Records excerpted from a collection:
————

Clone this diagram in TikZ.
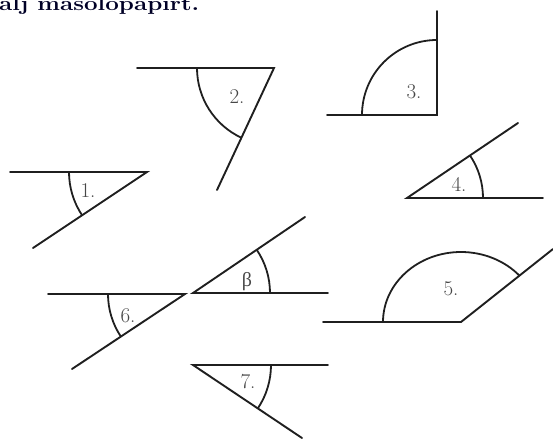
\documentclass[tikz,border=0pt]{standalone}
\usepackage{fontspec}
\newfontfamily\grk{Liberation Serif}
\usetikzlibrary{calc}
\begin{document}
\begin{tikzpicture}[x=1pt,y=-1pt,
  ray/.style={line width=1.9pt,draw=black!88,line cap=round},
  arcline/.style={line width=1.8pt,draw=black!88},
  lbl/.style={font=\fontsize{21}{21}\selectfont,text=black!72,inner sep=0pt},
  heading/.style={font=\fontsize{20}{20}\selectfont\bfseries,text=black!85!blue,inner sep=0pt,anchor=base west}]
\useasboundingbox (0,0) rectangle (553,439);
\clip (0,0) rectangle (553,439);
% heading (cut off at the top, as in the reference)
\node[heading] (head) at (-1,10) {\scalebox{1.21}[1]{alj másolópapírt.}};
% angle 1
\coordinate (v1) at (147,172); \coordinate (h1) at (10,172); \coordinate (r1) at (33,248);
\draw[ray] (h1) -- (v1) -- (r1);
\draw[arcline] ($(v1)+(146.3:78)$) arc[start angle=146.3,end angle=180,radius=78];
\node[lbl] (l1) at (88,191) {1.};
% angle 2
\coordinate (v2) at (274,68); \coordinate (h2) at (137,68); \coordinate (r2) at (217,190);
\draw[ray] (h2) -- (v2) -- (r2);
\draw[arcline] ($(v2)+(115:77)$) arc[start angle=115,end angle=180,radius=77];
\node[lbl] (l2) at (237,97) {2.};
% angle 3
\coordinate (v3) at (437,115); \coordinate (h3) at (327,115); \coordinate (r3) at (437,11);
\draw[ray] (h3) -- (v3) -- (r3);
\draw[arcline] ($(v3)+(180:75)$) arc[start angle=180,end angle=270,radius=75];
\node[lbl] (l3) at (414,92) {3.};
% angle 4
\coordinate (v4) at (407,198); \coordinate (h4) at (543,198); \coordinate (r4) at (518,123);
\draw[ray] (h4) -- (v4) -- (r4);
\draw[arcline] ($(v4)+(0:76)$) arc[start angle=0,end angle=-34,radius=76];
\node[lbl] (l4) at (459,184) {4.};
% angle beta
\coordinate (vb) at (193,293); \coordinate (hb) at (328,293); \coordinate (rb) at (305,217);
\draw[ray] (hb) -- (vb) -- (rb);
\draw[arcline] ($(vb)+(0:77)$) arc[start angle=0,end angle=-34.2,radius=77];
\node[lbl] (lb) at (247,282) {\grk\fontsize{20}{20}\selectfont β};
% angle 5
\coordinate (v5) at (461,322); \coordinate (h5) at (323,322); \coordinate (r5) at (553,249);
\draw[ray] (h5) -- (v5) -- (r5);
\draw[arcline] ($(v5)+(-78,0)$) arc[start angle=180,end angle=318.5,x radius=78,y radius=70];
\node[lbl] (l5) at (451,289) {5.};
% angle 6
\coordinate (v6) at (185,294); \coordinate (h6) at (48,294); \coordinate (r6) at (72,369);
\draw[ray] (h6) -- (v6) -- (r6);
\draw[arcline] ($(v6)+(146.4:77)$) arc[start angle=146.4,end angle=180,radius=77];
\node[lbl] (l6) at (128,316) {6.};
% angle 7
\coordinate (v7) at (193,365); \coordinate (h7) at (328,365); \coordinate (r7) at (302,438);
\draw[ray] (h7) -- (v7) -- (r7);
\draw[arcline] ($(v7)+(0:78)$) arc[start angle=0,end angle=33.8,radius=78];
\node[lbl] (l7) at (248,382) {7.};
\end{tikzpicture}
\end{document}
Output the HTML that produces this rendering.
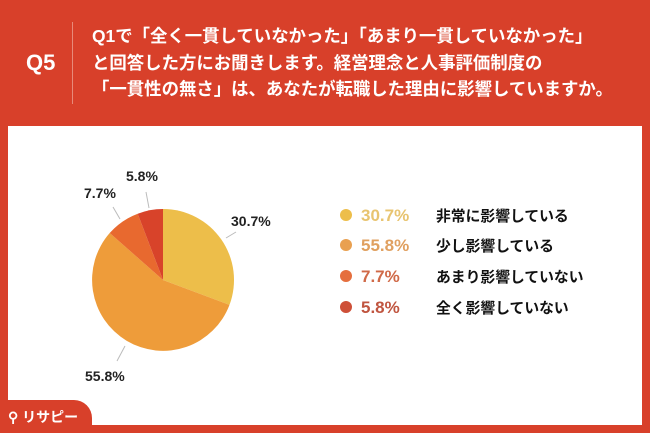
<!DOCTYPE html>
<html><head><meta charset="utf-8"><style>
body{margin:0;width:650px;height:433px;overflow:hidden;background:#D8402A;font-family:"Liberation Sans","Noto Sans CJK JP",sans-serif;position:relative}
.t{position:absolute;color:#fff;font-weight:bold}
</style></head><body>
<div class="t" style="left:26px;top:50px;font-size:22px">Q5</div>
<div style="position:absolute;left:72px;top:22px;width:1px;height:82px;background:#e88a7a"></div>
<div class="t" style="left:92px;top:23px;font-size:17.4px;line-height:26.5px;white-space:nowrap">Q1で「全く一貫していなかった」「あまり一貫していなかった」<br>と回答した方にお聞きします。経営理念と人事評価制度の<br>「一貫性の無さ」は、あなたが転職した理由に影響していますか。</div>
<div style="position:absolute;left:8px;top:126px;width:634px;height:299px;background:#fff"></div>
<div style="position:absolute;left:0;top:400px;width:92px;height:33px;background:#D8402A;border-top-right-radius:18px"></div>
<div class="t" style="left:8px;top:407px;font-size:14px">⚲ リサピー</div>
<svg style="position:absolute;left:0;top:0" width="650" height="433">
<path d="M163,280 L163,209 A71,71 0 0 1 229.5,304.9Z" fill="#EDBE4A"/>
<path d="M163,280 L229.5,304.9 A71,71 0 1 1 109.7,233Z" fill="#EE9C3A"/>
<path d="M163,280 L109.7,233 A71,71 0 0 1 137.7,213.7Z" fill="#E8692F"/>
<path d="M163,280 L137.7,213.7 A71,71 0 0 1 163,209Z" fill="#D8432A"/>
<g stroke="#bbb" stroke-width="1"><line x1="226" y1="238" x2="236" y2="232"/><line x1="120" y1="219" x2="113" y2="207"/><line x1="149" y1="208" x2="146" y2="192"/><line x1="125" y1="346" x2="117" y2="361"/></g>
<g font-family="Liberation Sans,sans-serif" font-size="14" fill="#222" font-weight="bold">
<text x="231" y="226">30.7%</text><text x="126" y="181">5.8%</text><text x="84" y="198">7.7%</text><text x="85" y="381">55.8%</text></g>
<g font-size="17" font-weight="bold"><circle cx="346" cy="215" r="6" fill="#EDBE4A"/><circle cx="346" cy="245" r="6" fill="#E9A050"/><circle cx="346" cy="276" r="6" fill="#E56F3E"/><circle cx="346" cy="307" r="6" fill="#CE5038"/>
<text x="361" y="221" fill="#E8C470">30.7%</text><text x="361" y="251" fill="#E0A060">55.8%</text><text x="361" y="282" fill="#D06A48">7.7%</text><text x="361" y="313" fill="#C05540">5.8%</text></g>
<g font-family="Liberation Sans,Noto Sans CJK JP,sans-serif" font-size="14.8" font-weight="bold" fill="#111">
<text x="436" y="221">非常に影響している</text><text x="436" y="251">少し影響している</text><text x="436" y="282">あまり影響していない</text><text x="436" y="313">全く影響していない</text></g>
</svg>
</body></html>
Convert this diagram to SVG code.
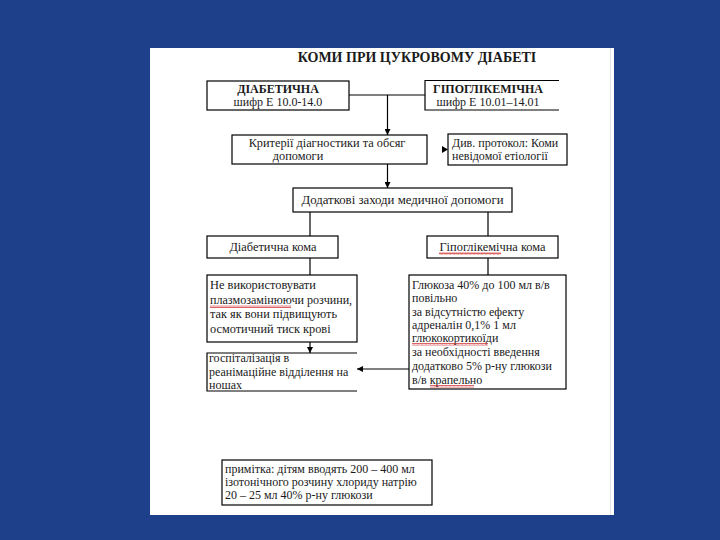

————

WRITTEN INSTRUCTION:
Write the records out again in full, exactly, and skip every picture.

THE ANSWER:
Clone this diagram in TikZ.
\documentclass[tikz,border=0pt]{standalone}
\usepackage{fontspec}
\newfontfamily\grk{Liberation Serif}
\usetikzlibrary{calc}
\begin{document}
\begin{tikzpicture}[x=1pt,y=-1pt,
  ray/.style={line width=1.9pt,draw=black!88,line cap=round},
  arcline/.style={line width=1.8pt,draw=black!88},
  lbl/.style={font=\fontsize{21}{21}\selectfont,text=black!72,inner sep=0pt},
  heading/.style={font=\fontsize{20}{20}\selectfont\bfseries,text=black!85!blue,inner sep=0pt,anchor=base west}]
\useasboundingbox (0,0) rectangle (553,439);
\clip (0,0) rectangle (553,439);
% heading (cut off at the top, as in the reference)
\node[heading] (head) at (-1,10) {\scalebox{1.21}[1]{alj másolópapírt.}};
% angle 1
\coordinate (v1) at (147,172); \coordinate (h1) at (10,172); \coordinate (r1) at (33,248);
\draw[ray] (h1) -- (v1) -- (r1);
\draw[arcline] ($(v1)+(146.3:78)$) arc[start angle=146.3,end angle=180,radius=78];
\node[lbl] (l1) at (88,191) {1.};
% angle 2
\coordinate (v2) at (274,68); \coordinate (h2) at (137,68); \coordinate (r2) at (217,190);
\draw[ray] (h2) -- (v2) -- (r2);
\draw[arcline] ($(v2)+(115:77)$) arc[start angle=115,end angle=180,radius=77];
\node[lbl] (l2) at (237,97) {2.};
% angle 3
\coordinate (v3) at (437,115); \coordinate (h3) at (327,115); \coordinate (r3) at (437,11);
\draw[ray] (h3) -- (v3) -- (r3);
\draw[arcline] ($(v3)+(180:75)$) arc[start angle=180,end angle=270,radius=75];
\node[lbl] (l3) at (414,92) {3.};
% angle 4
\coordinate (v4) at (407,198); \coordinate (h4) at (543,198); \coordinate (r4) at (518,123);
\draw[ray] (h4) -- (v4) -- (r4);
\draw[arcline] ($(v4)+(0:76)$) arc[start angle=0,end angle=-34,radius=76];
\node[lbl] (l4) at (459,184) {4.};
% angle beta
\coordinate (vb) at (193,293); \coordinate (hb) at (328,293); \coordinate (rb) at (305,217);
\draw[ray] (hb) -- (vb) -- (rb);
\draw[arcline] ($(vb)+(0:77)$) arc[start angle=0,end angle=-34.2,radius=77];
\node[lbl] (lb) at (247,282) {\grk\fontsize{20}{20}\selectfont β};
% angle 5
\coordinate (v5) at (461,322); \coordinate (h5) at (323,322); \coordinate (r5) at (553,249);
\draw[ray] (h5) -- (v5) -- (r5);
\draw[arcline] ($(v5)+(-78,0)$) arc[start angle=180,end angle=318.5,x radius=78,y radius=70];
\node[lbl] (l5) at (451,289) {5.};
% angle 6
\coordinate (v6) at (185,294); \coordinate (h6) at (48,294); \coordinate (r6) at (72,369);
\draw[ray] (h6) -- (v6) -- (r6);
\draw[arcline] ($(v6)+(146.4:77)$) arc[start angle=146.4,end angle=180,radius=77];
\node[lbl] (l6) at (128,316) {6.};
% angle 7
\coordinate (v7) at (193,365); \coordinate (h7) at (328,365); \coordinate (r7) at (302,438);
\draw[ray] (h7) -- (v7) -- (r7);
\draw[arcline] ($(v7)+(0:78)$) arc[start angle=0,end angle=33.8,radius=78];
\node[lbl] (l7) at (248,382) {7.};
\end{tikzpicture}
\end{document}
Output the HTML that produces this rendering.
<!DOCTYPE html>
<html><head><meta charset="utf-8"><style>
body{margin:0;width:650px;height:433px;overflow:hidden;background:#D8402A;font-family:"Liberation Sans","Noto Sans CJK JP",sans-serif;position:relative}
.t{position:absolute;color:#fff;font-weight:bold}
</style></head><body>
<div class="t" style="left:26px;top:50px;font-size:22px">Q5</div>
<div style="position:absolute;left:72px;top:22px;width:1px;height:82px;background:#e88a7a"></div>
<div class="t" style="left:92px;top:23px;font-size:17.4px;line-height:26.5px;white-space:nowrap">Q1で「全く一貫していなかった」「あまり一貫していなかった」<br>と回答した方にお聞きします。経営理念と人事評価制度の<br>「一貫性の無さ」は、あなたが転職した理由に影響していますか。</div>
<div style="position:absolute;left:8px;top:126px;width:634px;height:299px;background:#fff"></div>
<div style="position:absolute;left:0;top:400px;width:92px;height:33px;background:#D8402A;border-top-right-radius:18px"></div>
<div class="t" style="left:8px;top:407px;font-size:14px">⚲ リサピー</div>
<svg style="position:absolute;left:0;top:0" width="650" height="433">
<path d="M163,280 L163,209 A71,71 0 0 1 229.5,304.9Z" fill="#EDBE4A"/>
<path d="M163,280 L229.5,304.9 A71,71 0 1 1 109.7,233Z" fill="#EE9C3A"/>
<path d="M163,280 L109.7,233 A71,71 0 0 1 137.7,213.7Z" fill="#E8692F"/>
<path d="M163,280 L137.7,213.7 A71,71 0 0 1 163,209Z" fill="#D8432A"/>
<g stroke="#bbb" stroke-width="1"><line x1="226" y1="238" x2="236" y2="232"/><line x1="120" y1="219" x2="113" y2="207"/><line x1="149" y1="208" x2="146" y2="192"/><line x1="125" y1="346" x2="117" y2="361"/></g>
<g font-family="Liberation Sans,sans-serif" font-size="14" fill="#222" font-weight="bold">
<text x="231" y="226">30.7%</text><text x="126" y="181">5.8%</text><text x="84" y="198">7.7%</text><text x="85" y="381">55.8%</text></g>
<g font-size="17" font-weight="bold"><circle cx="346" cy="215" r="6" fill="#EDBE4A"/><circle cx="346" cy="245" r="6" fill="#E9A050"/><circle cx="346" cy="276" r="6" fill="#E56F3E"/><circle cx="346" cy="307" r="6" fill="#CE5038"/>
<text x="361" y="221" fill="#E8C470">30.7%</text><text x="361" y="251" fill="#E0A060">55.8%</text><text x="361" y="282" fill="#D06A48">7.7%</text><text x="361" y="313" fill="#C05540">5.8%</text></g>
<g font-family="Liberation Sans,Noto Sans CJK JP,sans-serif" font-size="14.8" font-weight="bold" fill="#111">
<text x="436" y="221">非常に影響している</text><text x="436" y="251">少し影響している</text><text x="436" y="282">あまり影響していない</text><text x="436" y="313">全く影響していない</text></g>
</svg>
</body></html>
Convert this diagram to SVG code.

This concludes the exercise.